Source: Financial Times FT,
By Abigail Fielding-Smith, 24/12/2010
“Islam is the religion of tolerance,” preaches the caller from a mosque’s loudspeaker in the old city of Sana’a. But those words merge with a different Friday sermon being delivered round the corner in the Yemeni capital.
“Allah, give support to the mujahideen and grant them victory,” booms Sheikh Abdullah Satar, a cleric and opposition figure.
The latter is a common sermon-closer. But Yemen is trying to help the first message rise above the ideological din, amid fears extremist organisations are gaining support in a poor country already facing multiple armed insurgencies.
These ideologies find their most alarming expression in the YouTube videos, statements and journals of al-Malahem, the media wing of al-Qaeda in the Arabian Peninsula.
AQAP, previously just one jihadi group among many, has enjoyed unprecedented publicity over the past year after claiming responsibility for high-profile attacks, including the recently intercepted parcel bombs on US-bound planes.

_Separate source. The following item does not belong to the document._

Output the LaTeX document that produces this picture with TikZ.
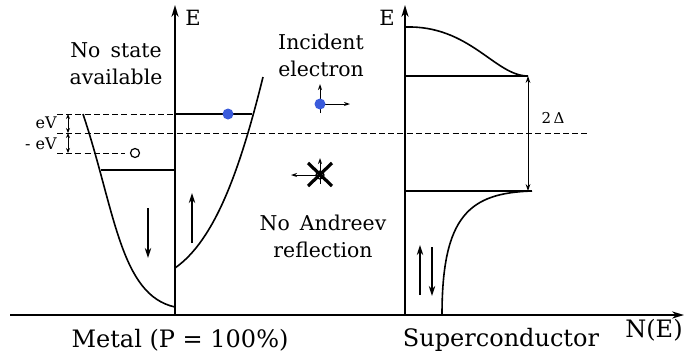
\documentclass[tikz,border=0pt]{standalone}
\usepackage{fontspec}
\setmainfont{DejaVu Serif}
\usetikzlibrary{arrows.meta,calc}
\definecolor{elecblue}{HTML}{3A5BDB}

\begin{document}
\begin{tikzpicture}[
  x=0.5pt,y=-0.5pt,
  axis/.style={line width=0.9pt,-{Stealth[length=6pt,width=3.6pt]}},
  dos/.style={line width=0.8pt},
  level/.style={line width=0.7pt},
  fermi/.style={line width=0.5pt,dash pattern=on 3pt off 1.6pt},
  spin/.style={line width=0.7pt,-{Stealth[length=5pt,width=3.2pt]}},
  small/.style={line width=0.5pt,-{Stealth[length=3pt,width=2pt]}},
  gap/.style={line width=0.5pt,{Stealth[length=3.5pt,width=2.4pt]}-{Stealth[length=3.5pt,width=2.4pt]}},
  ev/.style={line width=0.5pt,{Stealth[length=2.5pt,width=2pt]}-{Stealth[length=2.5pt,width=2pt]}},
  txt/.style={align=center,inner sep=0pt,font=\fontsize{10.2}{13.5}\selectfont},
  big/.style={font=\fontsize{12}{14}\selectfont},
  every node/.style={inner sep=0pt}
]
\useasboundingbox (0,0) rectangle (685,360);

% axes
\coordinate (xl) at (10,315);
\coordinate (xr) at (684,315);
\coordinate (m0) at (175,315);
\coordinate (mt) at (175,5);
\coordinate (s0) at (405,315);
\coordinate (st) at (405,5);
\draw[axis] (xl) -- (xr);
\draw[axis] (m0) -- (mt);
\draw[axis] (s0) -- (st);
\node[font=\fontsize{10.5}{12}\selectfont] (emet) at (193,18) {E};
\node[font=\fontsize{10.5}{12}\selectfont] (esc) at (387,18) {E};

% metal bands
\draw[dos] (83,114) .. controls (115,210) and (120,295) .. (175,307);
\draw[dos] (175,268) .. controls (215,240) and (240,170) .. (263,77);
\draw[level] (101,170) -- (175,170);
\draw[level] (175,114) -- (252,114);
\draw[fermi] (57,114) -- (175,114);
\draw[fermi] (57,133) -- (588,133);
\draw[fermi] (57,153) -- (125,153);
\draw[ev] (68,114) -- (68,133);
\draw[ev] (68,133) -- (68,153);
\node[anchor=east,font=\fontsize{8}{10}\selectfont] (ev1) at (57,123) {eV};
\node[anchor=east,font=\fontsize{8}{10}\selectfont] (ev2) at (57,144) {- eV};
\fill[elecblue] (228,114) circle (5.5);
\draw[line width=0.6pt,fill=white] (135,153) circle (4.5);
\draw[spin] (148,208) -- (148,258);
\draw[spin] (192,243) -- (192,193);

% incident electron
\coordinate (inc) at (320,104);
\draw[small] (320,113) -- (320,84);
\draw[small] (inc) -- (350,104);
\fill[elecblue] (inc) circle (5.5);

% no reflection
\coordinate (hole) at (320,175);
\draw[small] (320,184) -- (320,158);
\draw[small] (hole) -- (291,175);
\draw[line width=0.6pt] (hole) circle (4);
\draw[line width=1.6pt] (308,163) -- (332,186);
\draw[line width=1.6pt] (332,163) -- (308,186);

% superconductor
\draw[dos] (405,27) .. controls (470,25) and (495,76) .. (528,76);
\draw[level] (405,76) -- (528,76);
\draw[level] (405,191) -- (532,191);
\draw[dos] (532,191) .. controls (470,193) and (442,215) .. (442,315);
\draw[gap] (528,76) -- (528,191);
\node[font=\fontsize{7.5}{9}\selectfont] (delta) at (553,118) {2\,Δ};
\draw[spin] (420,295) -- (420,245);
\draw[spin] (432,247) -- (432,296);

% labels
\node[txt] (nostate) at (116,64) {No\hspace{0.5em}state\\available};
\node[txt] (incident) at (321,55) {Incident\\electron};
\node[txt] (noandreev) at (323,236) {No\hspace{0.5em}Andreev\\reflection};
\node[big] (metal) at (180,340) {Metal (P = 100\%)};
\node[big] (sc) at (501,340) {Superconductor};
\node[big] (ne) at (654,330) {N(E)};
\end{tikzpicture}
\end{document}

The organisation was born of the merger of the Yemeni and Saudi branches of al-Qaeda in 2009 after the kingdom’s counter-terrorism programme forced many jihadis to leave. As well as calling for jihad against western targets, it justifies its attacks on state security forces by arguing that President Ali Abdullah Saleh is an apostate, a campaign likely to have been boosted by WikiLeaks revelations of the extent of his co-operation with the US military.
Policymakers in Yemen and the west fear the threat posed to western countries and to Yemen itself by the spread of such ideology.
It is thought that AQAP members in Yemen are very few but that the message, disseminated through a slick media output, is resonating with a growing number of sympathisers.
AQAP’s Arabic magazine Sada al-Malahem (The Echo of Battles) and the English-language magazine Inspire contain profiles of jihadi leaders, ideological treatises, discussions of current affairs and tips on everything from avoiding cyber-detection to treating colds.
The founder of Sada al- Malahem is believed to have been killed by security forces, which is thought to explain recent irregularities in its publication schedule.
The October edition of Inspire contained an essay by Anwar Awlaki, described by one US counter-terrorism official recently as “the most dangerous man in the world”. He denounced arguments by scholars that Islam did not justify violence as “CIA Islam”.
Its short films, branded with al-Malahem’s logo in Arabic and English, have the kind of production values more associated with news documentaries than jihadi screeds. While much of their material is disseminated online, AQAP also use more traditional methods, such as flyers.
Government programmes are pushing a message of moderation to counter AQAP. “Those operating are only one manifestation of terrorism. We should first treat the ideology,” says Hamoud Hitar, the minister of endowment and guidance, the department in charge of regulating religious affairs in the country.
The National Commission to Raise Awareness, a civil society group with government links, is helping provincial activists spread the message of moderation by, for example, linking it to the distribution of social services. “If there are 100 people, and five are extremists, 95 aren’t, but the 95 are silent,” says Abdullah Abou Horia, deputy chairman of the commission. “We want them to be positive.”
Last month, the commission and others arranged for Amr Khaled, a popular Egyptian preacher, to speak in Yemen, inaugurating a programme training 1,000 preachers to counter radicalism in their sermons.
Mr Hitar, a scholar who led a dialogue initiative with imprisoned al-Qaeda members in 2002, believes the application of faith-based reasoning to the tenets of jihadi doctrine – specifically, that violence against the Yemeni government and the west is justified – can yield results. But Gregory Johnsen, an expert on AQAP at Princeton University, says that Yemen needs more heavyweights backing the strategy.
“There are no religious clerics with a mass appeal who are willing to come out and say al-Qaeda is wrong,” he says.
Moreover, Yemen appears to lack the resources to mount a sophisticated media campaign against extremism, although the national awareness commission has taken out television advertisements.
Promoting moderate Islam is made difficult by the strength of Salafist ideology, which the government itself enabled to flourish. Although many Salafists do not advocate violence, Salafism is seen as providing the ideological and cultural foundations for al-Qaeda’s doctrines. The 1980s and 1990s saw the growth of Saudi-funded Salafi schools and mosques, as President Saleh used prominent Salafists, including veterans of the anti-Soviet jihad in Afghanistan, to help suppress the socialists of South Yemen during a brief civil war in 1994. “In the past they were jihadists; now they are terrorists,” says Sheikh Satar.
These extremist ideologies skilfully tap in to feelings of frustration among a young, poor and often jobless population.
“They [al- Qaeda] started to present themselves as a human rights NGO; they talk about violations of land, corruptions, detentions,” says Abdulrasheed al-Faqih, a pro-democracy activist, as he contemplates a recent YouTube video from the group. “Even the NGOs didn’t make as good a film as this.”